▶ _EXERCISE AIM_
In the data below, find each line containing the string "matplotlib" and return it.

Rows from a dataset of charts and code
--- Start ---

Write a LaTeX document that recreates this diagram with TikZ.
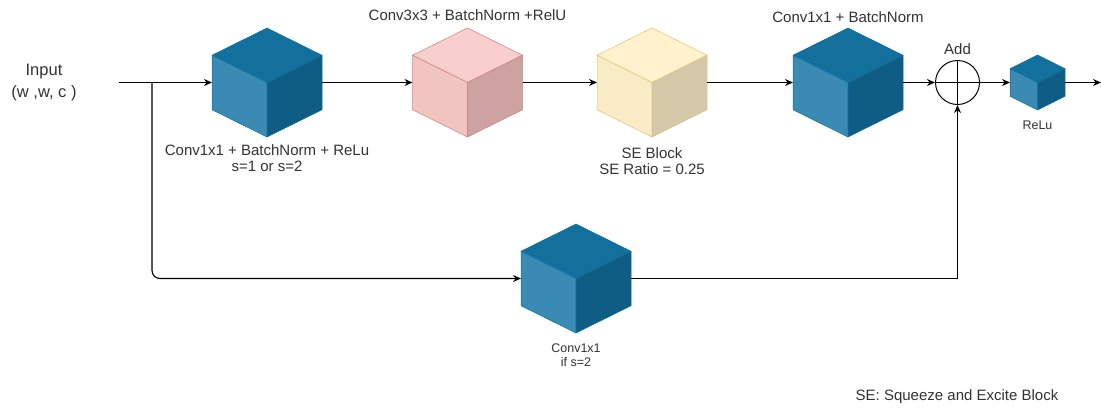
\documentclass[tikz,border=0pt]{standalone}
\usepackage{fontspec}
\setmainfont{Liberation Sans}
\usetikzlibrary{arrows.meta,calc}
\definecolor{btop}{HTML}{13709D}
\definecolor{bleft}{HTML}{3A8AB4}
\definecolor{bright}{HTML}{0F5D85}
\definecolor{bline}{HTML}{10739E}
\definecolor{ptop}{HTML}{F8CFCD}
\definecolor{pleft}{HTML}{F1C3C1}
\definecolor{pright}{HTML}{CDA2A1}
\definecolor{pline}{HTML}{C9817E}
\definecolor{ytop}{HTML}{FFF2CC}
\definecolor{yleft}{HTML}{F8EBC6}
\definecolor{yright}{HTML}{D4C8A8}
\definecolor{yline}{HTML}{DCC27A}
\definecolor{txt}{HTML}{333333}
\newcommand\isocube[6]{%
  \node[minimum width=#4pt, minimum height=#5pt, inner sep=0pt, outer sep=0pt] (#1) at (#2,#3) {};
  \filldraw[fill=#6top, draw=#6line, line width=0.5pt, line join=round] (#2,#3-#5/2) -- (#2+#4/2,#3-#5/4) -- (#2,#3) -- (#2-#4/2,#3-#5/4) -- cycle;
  \filldraw[fill=#6left, draw=#6line, line width=0.5pt, line join=round] (#2-#4/2,#3-#5/4) -- (#2,#3) -- (#2,#3+#5/2) -- (#2-#4/2,#3+#5/4) -- cycle;
  \filldraw[fill=#6right, draw=#6line, line width=0.5pt, line join=round] (#2,#3) -- (#2+#4/2,#3-#5/4) -- (#2+#4/2,#3+#5/4) -- (#2,#3+#5/2) -- cycle;
}
\tikzset{
  conn/.style={line width=1.1pt, -{Stealth[length=8pt,width=7pt]}},
  lbl/.style={text=txt, font=\fontsize{15}{16.5}\selectfont, inner sep=0pt, align=center},
  smalllbl/.style={text=txt, font=\fontsize{12.5}{13.5}\selectfont, inner sep=0pt, align=center},
  biglbl/.style={text=txt, font=\fontsize{16.5}{22}\selectfont, inner sep=0pt, align=center},
}
\begin{document}
\begin{tikzpicture}[x=1pt,y=-1pt]
\useasboundingbox (0,0) rectangle (1101,408);
\fill[white] (0,0) rectangle (1101,408);
% cubes
\isocube{c1}{267}{82.5}{110}{109}{b}
\isocube{c2}{467.5}{82.5}{110}{109}{p}
\isocube{c3}{652}{82.5}{110}{109}{y}
\isocube{c4}{848}{82.5}{110}{109}{b}
\isocube{c6}{1037.5}{82.5}{55}{55}{b}
\isocube{c5}{576}{278.5}{110}{109}{b}
% add node
\node[circle, draw, line width=1pt, minimum size=44pt, inner sep=0pt] (add) at (957.5,82.5) {};
\draw[line width=1pt] (add.north) -- (add.south) (add.west) -- (add.east);
% labels
\node[biglbl] (inlbl) at (44,83) {Input\\(w ,w, c )};
\node[lbl] (l1) at (267,158) {Conv1x1 + BatchNorm + ReLu\\s=1 or s=2};
\node[lbl] (l2) at (467.5,15) {Conv3x3 + BatchNorm +RelU};
\node[lbl] (l3) at (652,161) {SE Block\\SE Ratio = 0.25};
\node[lbl] (l4) at (848,17) {Conv1x1 + BatchNorm};
\node[lbl] (l5) at (957.5,49) {Add};
\node[smalllbl] (l6) at (1037.5,125) {ReLu};
\node[smalllbl] (l7) at (576,355) {Conv1x1\\if s=2};
\node[lbl] (l8) at (957,397) {SE: Squeeze and Excite Block};
% connectors
\coordinate (in) at (119,82.5);
\coordinate (br) at (152,82.5);
\coordinate (out) at (1101,82.5);
\draw[conn] (in) -- (c1.west);
\draw[conn, rounded corners=8pt] (br) |- (c5.west);
\draw[conn] (c1.east) -- (c2.west);
\draw[conn] (c2.east) -- (c3.west);
\draw[conn] (c3.east) -- (c4.west);
\draw[conn] (c4.east) -- (add.west);
\draw[conn] (add.east) -- (c6.west);
\draw[conn] (c6.east) -- (out);
\draw[conn] (c5.east) -| (add.south);
\end{tikzpicture}
\end{document}
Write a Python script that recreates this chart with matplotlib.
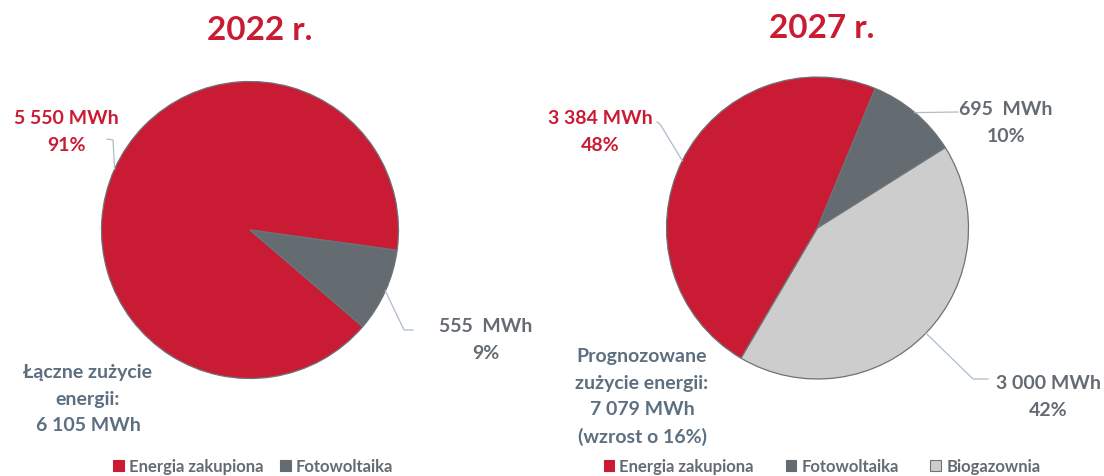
import matplotlib
matplotlib.use("Agg")
import matplotlib.pyplot as plt
import numpy as np
from matplotlib.lines import Line2D
from matplotlib.patches import Patch

plt.rcParams['font.family'] = ['Lato', 'DejaVu Sans']
plt.rcParams['font.weight'] = 'bold'

W, H = 1104, 477

# ---- data ----
years = ["2022 r.", "2027 r."]
cats_2022 = ["Energia zakupiona", "Fotowoltaika"]
vals_2022 = [5550, 555]
pct_2022 = ["91%", "9%"]
cats_2027 = ["Energia zakupiona", "Fotowoltaika", "Biogazownia"]
vals_2027 = [3384, 695, 3000]
pct_2027 = ["48%", "10%", "42%"]
lbl_2022 = ["5 550 MWh", "555  MWh"]
lbl_2027 = ["3 384 MWh", "695  MWh", "3 000 MWh"]
total_2022 = "Łączne zużycie\nenergii:\n6 105 MWh"
total_2027 = "Prognozowane\nzużycie energii:\n7 079 MWh\n(wzrost o 16%)"

RED = "#C91C34"
DGREY = "#646B71"
LGREY = "#CDCDCD"
EDGE = "#6D7378"
TXT_GREY = "#646B72"
TXT_SLATE = "#5C6F80"
LINE = "#AEBCCB"
colors = [RED, DGREY, LGREY]

fig = plt.figure(figsize=(W / 100, H / 100), dpi=100)


def fx(x):
    return x / W


def fy(y):
    return 1 - y / H


def pie_axes(cx, cy, r):
    ax = fig.add_axes([fx(cx - r), fy(cy + r), 2 * r / W, 2 * r / H])
    return ax


def draw_pie(ax, vals, cols, start):
    wedges, _ = ax.pie(vals, colors=cols, startangle=start, counterclock=False,
                       wedgeprops=dict(edgecolor=EDGE, linewidth=0.9))
    ax.set_xlim(-1, 1)
    ax.set_ylim(-1, 1)
    ax.set_aspect('auto')
    ax.axis('off')
    return wedges


def leader(ax, wedge, pts, lw=0.9):
    mid = np.deg2rad((wedge.theta1 + wedge.theta2) / 2)
    x0, y0 = ax.transData.transform((np.cos(mid), np.sin(mid)))
    xs = [x0 / fig.dpi / fig.get_figwidth()] + [fx(p[0]) for p in pts]
    ys = [y0 / fig.dpi / fig.get_figheight()] + [fy(p[1]) for p in pts]
    fig.add_artist(Line2D(xs, ys, color=LINE, lw=lw, transform=fig.transFigure))


# ---- pies ----
ax1 = pie_axes(250, 231, 148.5)
w1 = draw_pie(ax1, vals_2022, colors[:2], 319.4)
ax2 = pie_axes(817.5, 229, 151)
w2 = draw_pie(ax2, vals_2027, colors, 239.6)

fig.canvas.draw()

# titles
fig.text(fx(260), fy(31), years[0], color=RED, fontsize=24, fontweight='bold',
         ha='center', va='center')
fig.text(fx(822), fy(29), years[1], color=RED, fontsize=24, fontweight='bold',
         ha='center', va='center')

FS = 14
LS = 1.65

# left labels
fig.text(fx(66), fy(132), f"{lbl_2022[0]}\n{pct_2022[0]}", color=RED, fontsize=FS,
         ha='center', va='center', linespacing=LS)
leader(ax1, w1[0], [(113, 141), (107, 140)])
fig.text(fx(486), fy(340), f"{lbl_2022[1]}\n{pct_2022[1]}", color=TXT_GREY, fontsize=FS,
         ha='center', va='center', linespacing=LS)
leader(ax1, w1[1], [(404, 331), (413, 331)])
fig.text(fx(88), fy(399), total_2022, color=TXT_SLATE, fontsize=FS,
         ha='center', va='center', linespacing=LS)

# right labels
fig.text(fx(600), fy(132), f"{lbl_2027[0]}\n{pct_2027[0]}", color=RED, fontsize=FS,
         ha='center', va='center', linespacing=LS)
leader(ax2, w2[0], [(660, 125), (657, 123)])
fig.text(fx(1006), fy(123), f"{lbl_2027[1]}\n{pct_2027[1]}", color=TXT_GREY, fontsize=FS,
         ha='center', va='center', linespacing=LS)
leader(ax2, w2[1], [(958, 113)])
fig.text(fx(1048), fy(397), f"{lbl_2027[2]}\n{pct_2027[2]}", color=TXT_GREY, fontsize=FS,
         ha='center', va='center', linespacing=LS)
leader(ax2, w2[2], [(973, 380), (988, 380)])
fig.text(fx(642), fy(397), total_2027, color=TXT_SLATE, fontsize=FS,
         ha='center', va='center', linespacing=LS)

# legends
h1 = [Patch(facecolor=c, edgecolor=EDGE if c == LGREY else c, linewidth=0.8) for c in colors[:2]]
h2 = [Patch(facecolor=c, edgecolor=EDGE if c == LGREY else c, linewidth=0.8) for c in colors]
fig.legend(h1, cats_2022, loc='center', bbox_to_anchor=(fx(253), fy(467)), ncol=2,
           frameon=False, fontsize=12, handlelength=0.65, handleheight=0.65,
           handletextpad=0.3, columnspacing=1.0, labelcolor=TXT_GREY)
fig.legend(h2, cats_2027, loc='center', bbox_to_anchor=(fx(822), fy(467)), ncol=3,
           frameon=False, fontsize=12, handlelength=0.65, handleheight=0.65,
           handletextpad=0.3, columnspacing=1.9, labelcolor=TXT_GREY)

fig.savefig("out.png", dpi=100)
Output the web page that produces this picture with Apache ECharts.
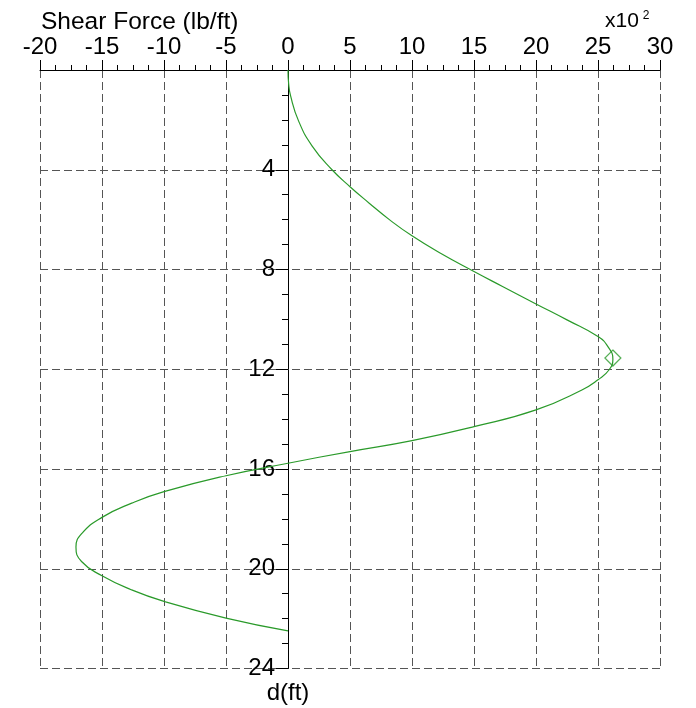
<!DOCTYPE html>
<html>
<head>
<meta charset="utf-8">
<script src="https://cdn.jsdelivr.net/npm/echarts@6/dist/echarts.min.js"></script>
<style>
  html, body { margin: 0; padding: 0; background: #fff; }
  #chart { width: 696px; height: 708px; }
</style>
</head>
<body>
<div id="chart"></div>
<script>
// Depth below the top (ft) and shear force (x100 lb/ft) along the member
const depth = [0, 0.53, 1.04, 2.04, 3.05, 4.0, 4.68, 5.34, 6.01, 6.65, 7.35, 8.08, 8.68, 9.38, 10.02, 10.69, 11.09, 11.6, 12.02, 12.42, 12.83, 13.63, 14.3, 14.86, 15.3, 15.77, 16.27, 16.91, 17.37, 17.94, 18.57, 19.13, 19.71, 20.28, 20.84, 21.31, 21.98, 22.49];
const shear = [0, 0.05, 0.21, 0.85, 1.95, 3.55, 5.0, 6.55, 8.2, 10.0, 12.3, 15.0, 17.3, 20.0, 22.5, 25.0, 25.8, 26.2, 25.9, 25.0, 23.7, 20.0, 15.0, 10.0, 5.0, 0, -5, -10, -12.6, -15, -16.6, -17.1, -16.65, -15, -12.65, -10, -5, 0];

// Peak marker (shear, depth)
const peakShear = [26.2];
const peakDepth = [11.55];

// Axis ranges and ticks
const shearTicks = { min: -20, max: 30, interval: 5 };
const depthTicks = { min: 0, max: 24, interval: 4 };

const FONT = 'Liberation Sans, Arial, sans-serif';
const GREEN = '#2a9a2a';

const GRID = { left: 40, right: 36, top: 70, bottom: 39.5 };
const plotWidth = 696 - GRID.left - GRID.right;
// the depth axis runs along the zero-shear line
const depthAxisOffset = -plotWidth * (0 - shearTicks.min) / (shearTicks.max - shearTicks.min);

const curve = depth.map((d, i) => [shear[i], d]);
const peak = peakDepth.map((d, i) => [peakShear[i], d]);

const chart = echarts.init(document.getElementById('chart'), null, { renderer: 'canvas' });

chart.setOption({
  backgroundColor: '#ffffff',
  animation: false,
  title: {
    text: 'Shear Force (lb/ft)',
    left: 41,
    top: 10,
    padding: 0,
    textStyle: { fontFamily: FONT, fontSize: 24.5, fontWeight: 'normal', color: '#000' }
  },
  graphic: [{
    type: 'text',
    left: 605,
    top: 10,
    style: {
      text: 'x10{s|2}',
      fontFamily: FONT,
      fontSize: 21,
      fill: '#000',
      rich: { s: { fontFamily: FONT, fontSize: 12, verticalAlign: 'top', padding: [0, 0, 10, 4] } }
    }
  }],
  grid: Object.assign({ containLabel: false }, GRID),
  xAxis: {
    type: 'value',
    position: 'top',
    min: shearTicks.min,
    max: shearTicks.max,
    interval: shearTicks.interval,
    axisLine: { show: true, onZero: false, lineStyle: { color: '#000', width: 1 } },
    axisTick: { show: true, length: 10, lineStyle: { color: '#000' } },
    minorTick: { show: true, splitNumber: 4, length: 5, lineStyle: { color: '#000' } },
    axisLabel: { fontFamily: FONT, fontSize: 24, color: '#000', margin: 11 },
    splitLine: { show: true, lineStyle: { color: '#555', type: [8, 4], width: 1 } }
  },
  yAxis: {
    type: 'value',
    position: 'left',
    offset: depthAxisOffset,
    inverse: true,
    min: depthTicks.min,
    max: depthTicks.max,
    interval: depthTicks.interval,
    name: 'd(ft)',
    nameLocation: 'end',
    nameGap: 13,
    nameTextStyle: { fontFamily: FONT, fontSize: 24, color: '#000', verticalAlign: 'top' },
    axisLine: { show: true, onZero: false, lineStyle: { color: '#000', width: 1 } },
    axisTick: { show: true, length: 12, lineStyle: { color: '#000' } },
    minorTick: { show: true, splitNumber: 4, length: 6, lineStyle: { color: '#000' } },
    axisLabel: {
      fontFamily: FONT, fontSize: 24, color: '#000', margin: 13,
      formatter: v => (v === 0 ? '' : String(v))
    },
    splitLine: { show: true, lineStyle: { color: '#555', type: [8, 4], width: 1 } }
  },
  series: [
    {
      type: 'line',
      data: curve,
      smooth: 0.5,
      showSymbol: false,
      lineStyle: { color: GREEN, width: 1.2 },
      z: 3
    },
    {
      type: 'scatter',
      data: peak,
      symbol: 'diamond',
      symbolSize: [16, 16],
      itemStyle: { color: 'rgba(0,0,0,0)', borderColor: GREEN, borderWidth: 1.2 },
      z: 4
    }
  ]
});
</script>
</body>
</html>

--- End ---

▶ _EXERCISE ANSWER_
Write a Python script that recreates this chart with matplotlib.
import matplotlib
matplotlib.use("Agg")
import matplotlib.pyplot as plt
from matplotlib.lines import Line2D
from matplotlib.patches import Patch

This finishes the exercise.